When I saw the ICS-CERT Tweet, I had suspected that this was going to be a notice that RLE had contacted ICS-CERT with mitigation information about the vulnerability in the Nova-Wind Turbine HMI. Device owners should be so lucky. Instead, this update to last Thursday’s alert is a change is semantics that could only be of interest to lawyers.
Two changes were made to the alert. The first was in the ‘Impact’ section (the change is highlighted):
New- “Plain text credentials can be used to gain unauthorized access to the device. This means that a malicious party could perform any action on the device including change or modify configurations and settings.”

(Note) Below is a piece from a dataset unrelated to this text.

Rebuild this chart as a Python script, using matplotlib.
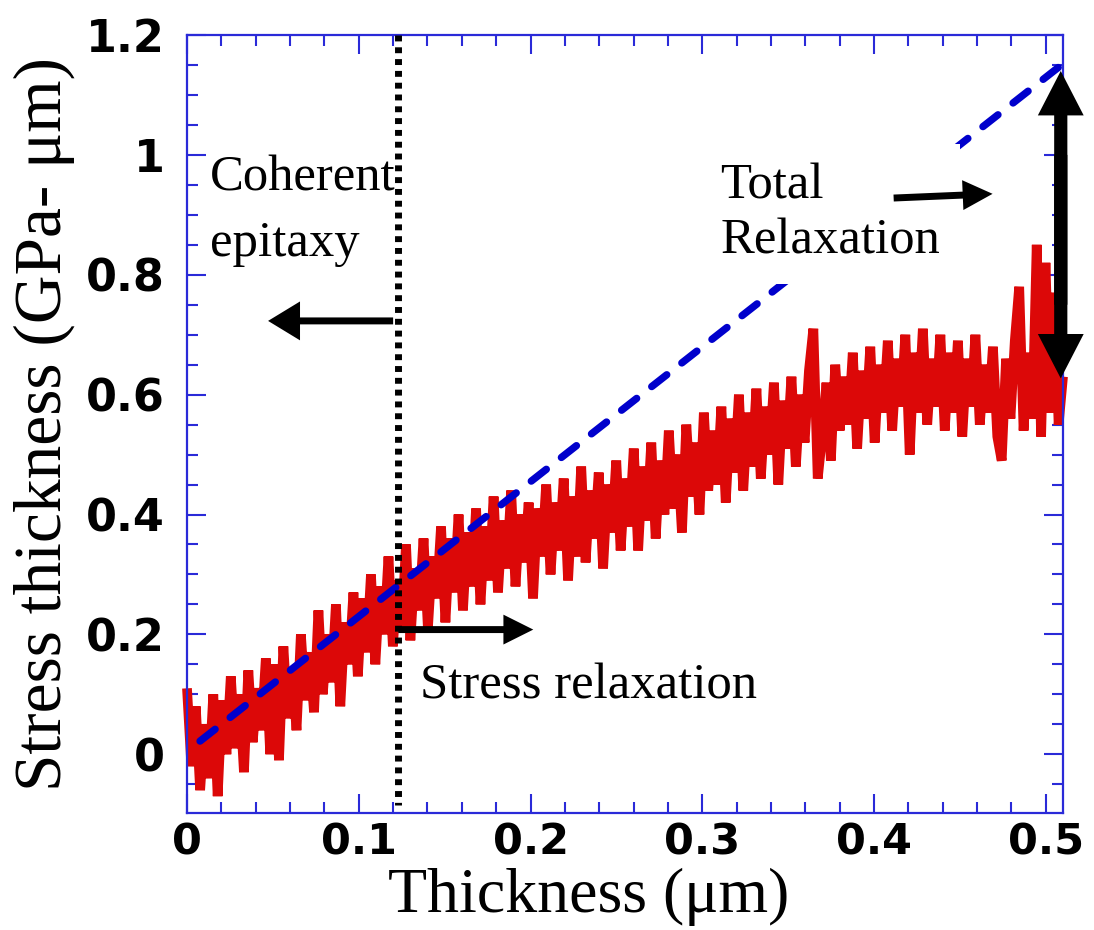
import numpy as np
import matplotlib
matplotlib.use("Agg")
import matplotlib.pyplot as plt
from matplotlib.ticker import MultipleLocator, FixedLocator, FixedFormatter
from matplotlib.patches import FancyArrowPatch

plt.rcParams['font.family'] = ['DejaVu Sans']
plt.rcParams['font.weight'] = 'bold'

# ---------------- data ----------------
stress_thickness = [
    0.11, -0.02, 0.08, -0.06, 0.05, -0.04, 0.10, -0.07, 0.09, 0.00,
    0.13, 0.01, 0.10, -0.03, 0.14, 0.02, 0.11, 0.04, 0.16, 0.00,
    0.15, -0.01, 0.18, 0.06, 0.14, 0.04, 0.20, 0.09, 0.17, 0.07,
    0.24, 0.10, 0.20, 0.12, 0.25, 0.08, 0.22, 0.15, 0.27, 0.13,
    0.26, 0.17, 0.30, 0.15, 0.28, 0.20, 0.33, 0.18, 0.29, 0.21,
    0.35, 0.19, 0.31, 0.24, 0.36, 0.21, 0.33, 0.26, 0.38, 0.22,
    0.36, 0.27, 0.40, 0.24, 0.37, 0.28, 0.41, 0.25, 0.38, 0.29,
    0.43, 0.27, 0.39, 0.31, 0.44, 0.28, 0.40, 0.32, 0.42, 0.26,
    0.41, 0.33, 0.45, 0.30, 0.42, 0.34, 0.46, 0.29, 0.43, 0.33,
    0.48, 0.32, 0.44, 0.36, 0.47, 0.31, 0.45, 0.37, 0.49, 0.34,
    0.46, 0.38, 0.51, 0.34, 0.48, 0.39, 0.52, 0.36, 0.49, 0.40,
    0.54, 0.41, 0.50, 0.37, 0.55, 0.43, 0.52, 0.40, 0.57, 0.44,
    0.54, 0.45, 0.58, 0.42, 0.56, 0.47, 0.60, 0.44, 0.57, 0.48,
    0.61, 0.46, 0.58, 0.50, 0.62, 0.45, 0.59, 0.51, 0.63, 0.48,
    0.60, 0.52, 0.64, 0.71, 0.46, 0.53, 0.62, 0.49, 0.65, 0.54,
    0.63, 0.55, 0.67, 0.51, 0.64, 0.56, 0.68, 0.52, 0.65, 0.57,
    0.69, 0.54, 0.66, 0.58, 0.70, 0.50, 0.67, 0.57, 0.71, 0.55,
    0.66, 0.58, 0.70, 0.54, 0.67, 0.57, 0.69, 0.53, 0.66, 0.58,
    0.70, 0.55, 0.65, 0.57, 0.68, 0.53, 0.49, 0.66, 0.56, 0.69,
    0.78, 0.54, 0.67, 0.56, 0.85, 0.53, 0.82, 0.57, 0.77, 0.55,
    0.63,
]
thickness = np.linspace(0.0, 0.51, len(stress_thickness))  # sampling grid

relax_thickness = [0.0076, 0.51]     # total-relaxation (coherent) line
relax_stress = [0.022, 1.152]

boundary_thickness = 0.123          # coherent / relaxation boundary
boundary_span = [1.2, -0.085]

x_ticks = [0, 0.1, 0.2, 0.3, 0.4, 0.5]
x_tick_labels = ['0', '0.1', '0.2', '0.3', '0.4', '0.5']
y_ticks = [0, 0.2, 0.4, 0.6, 0.8, 1.0, 1.2]
y_tick_labels = ['0', '0.2', '0.4', '0.6', '0.8', '1', '1.2']

# ---------------- figure ----------------
W, H = 1094, 930
fig = plt.figure(figsize=(W / 100, H / 100), dpi=100)
ax = fig.add_axes([187 / W, (H - 813) / H, (1063 - 187) / W, (813 - 35) / H])

RED = '#DC0808'
BLUE = '#0000CC'
AXBLUE = '#2a2ad8'
SERIF = 'Liberation Serif'

ax.plot(thickness, stress_thickness, color=RED, lw=7, solid_joinstyle='bevel',
        solid_capstyle='butt', zorder=2, clip_on=False)
ax.plot(relax_thickness, relax_stress, color=BLUE, lw=5.3,
        linestyle=(0, (2.6, 2.6)), dash_capstyle='round', zorder=3)
ax.plot([boundary_thickness] * 2, boundary_span, color='black', lw=5,
        linestyle=(0, (0.85, 0.85)), dash_capstyle='butt', zorder=5, clip_on=False)

ax.set_xlim(0, 0.51)
ax.set_ylim(-0.098, 1.2)

ax.xaxis.set_major_locator(FixedLocator(x_ticks))
ax.xaxis.set_major_formatter(FixedFormatter(x_tick_labels))
ax.xaxis.set_minor_locator(MultipleLocator(0.02))
ax.yaxis.set_major_locator(FixedLocator(y_ticks))
ax.yaxis.set_major_formatter(FixedFormatter(y_tick_labels))
ax.yaxis.set_minor_locator(MultipleLocator(0.05))

ax.tick_params(which='both', direction='in', top=True, right=True,
               color=AXBLUE, width=1.5, labelcolor='black')
ax.tick_params(which='major', length=14)
ax.tick_params(which='minor', length=8)
ax.tick_params(axis='x', pad=6, labelsize=31)
ax.tick_params(axis='y', pad=16, labelsize=32)
for s in ax.spines.values():
    s.set_color(AXBLUE)
    s.set_linewidth(1.6)

ax.set_xlabel('Thickness (μm)', fontfamily=SERIF, fontweight='normal',
              fontsize=46)
ax.xaxis.set_label_coords(0.458, -0.0705, transform=ax.transAxes)
ax.xaxis.label.set_va('top')
ax.set_ylabel('Stress thickness (GPa- μm)', fontfamily=SERIF,
              fontweight='normal', fontsize=48.5, labelpad=8)

tkw = dict(fontfamily=SERIF, fontweight='normal', fontsize=36.5, ha='left',
           va='baseline', color='black')
ax.text(0.0134, 0.94, 'Coherent', zorder=4, **tkw)
ax.text(0.0134, 0.832, 'epitaxy', zorder=4, **tkw)
ax.text(0.1358, 0.093, 'Stress relaxation', zorder=4, **tkw)
ax.text(0.3106, 0.835, 'Total\nRelaxation', zorder=4, linespacing=1.25,
        bbox=dict(boxstyle='square,pad=0.38', fc='white', ec='none'), **tkw)


def arrow(p0, p1, hl, hw, tw):
    ax.add_patch(FancyArrowPatch(
        p0, p1, arrowstyle=f'simple,head_length={hl},head_width={hw},tail_width={tw}',
        mutation_scale=1, shrinkA=0, shrinkB=0, color='black', lw=0,
        zorder=6, clip_on=False))


arrow((0.12, 0.723), (0.0472, 0.723), 23, 28, 5)
arrow((0.123, 0.208), (0.2016, 0.208), 21.5, 21.5, 5)
arrow((0.4114, 0.928), (0.469, 0.935), 21.5, 21.5, 5)
arrow((0.5087, 0.75), (0.5087, 1.14), 32, 33, 9.5)
arrow((0.5087, 1.0), (0.5087, 0.627), 32, 33, 9.5)

fig.savefig('out.png', dpi=100)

Old – “Plain text credentials can be used to gain unauthenticated access to the device. This means that a malicious party could perform any action on the device including change or modify configurations and settings.”
The second was in the ‘Vulnerability Overview’ section:
New - The Nova-Wind Turbine HMI stores credentials in a plaintext file. If a malicious user recovers this file, then they could use the credentials to authenticate with the HMI and make changes to the configuration.

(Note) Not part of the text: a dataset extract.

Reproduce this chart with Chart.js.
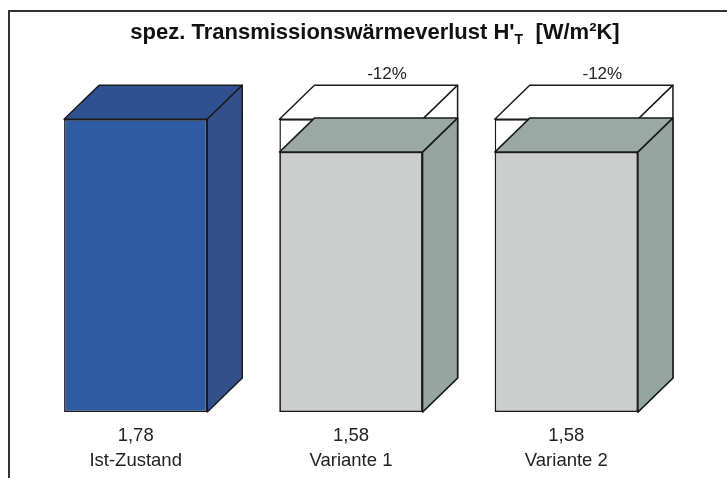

Old - The NovaWind Turbine HMI stores credentials in a plaintext file. This could allow a malicious user to access the device and make changes to the configuration without authentication.

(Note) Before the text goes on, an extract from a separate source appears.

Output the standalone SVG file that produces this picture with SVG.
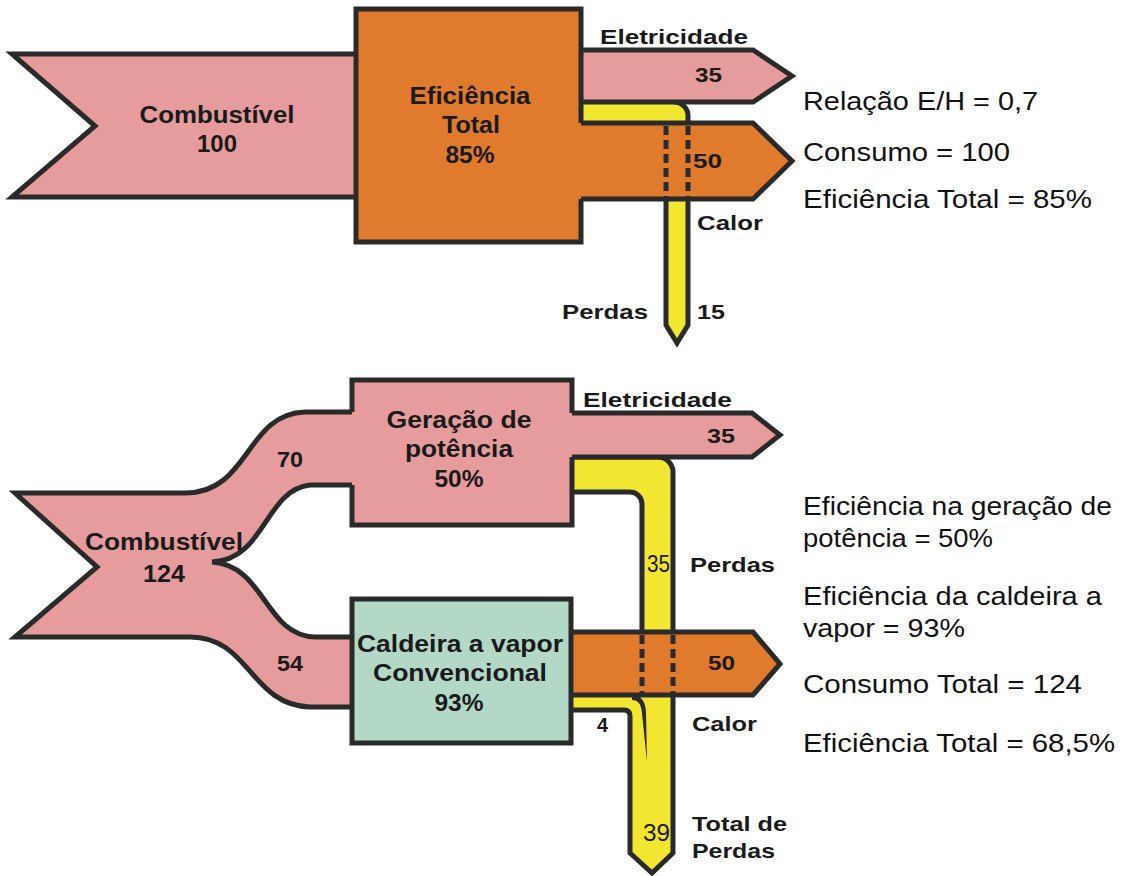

In both instances the difference lies mainly in the difference between ‘unauthorized’ and ‘unauthenticated’. The use of ‘unauthenticated’ would tend to imply that the system did not require authentication. That is pretty clearly incorrect; the system re-quires the use of a password. It just does not provide any protection of the password.
Practically speaking, there is no difference. From a lawyer’s perspective it may mean a difference in liability. In the current system it could be argued that the owner is responsible for maintaining control of access to the network adequate to protect the password from being read by an unauthorized person.
I doubt that ICS-CERT came up with this change on their own; they are engineers not lawyers. I suspect that they were contacted by a legal team from RLE who ‘clarified’ the legal situation for them.
In any case, this change is not a change in any practical matter. If I am right (and I’m sure that no one in ICS-CERT can/will confirm or deny) then this is just one more reason for owners of this system to dump it. It appears that fixing legal liability is more important than fixing really bad security.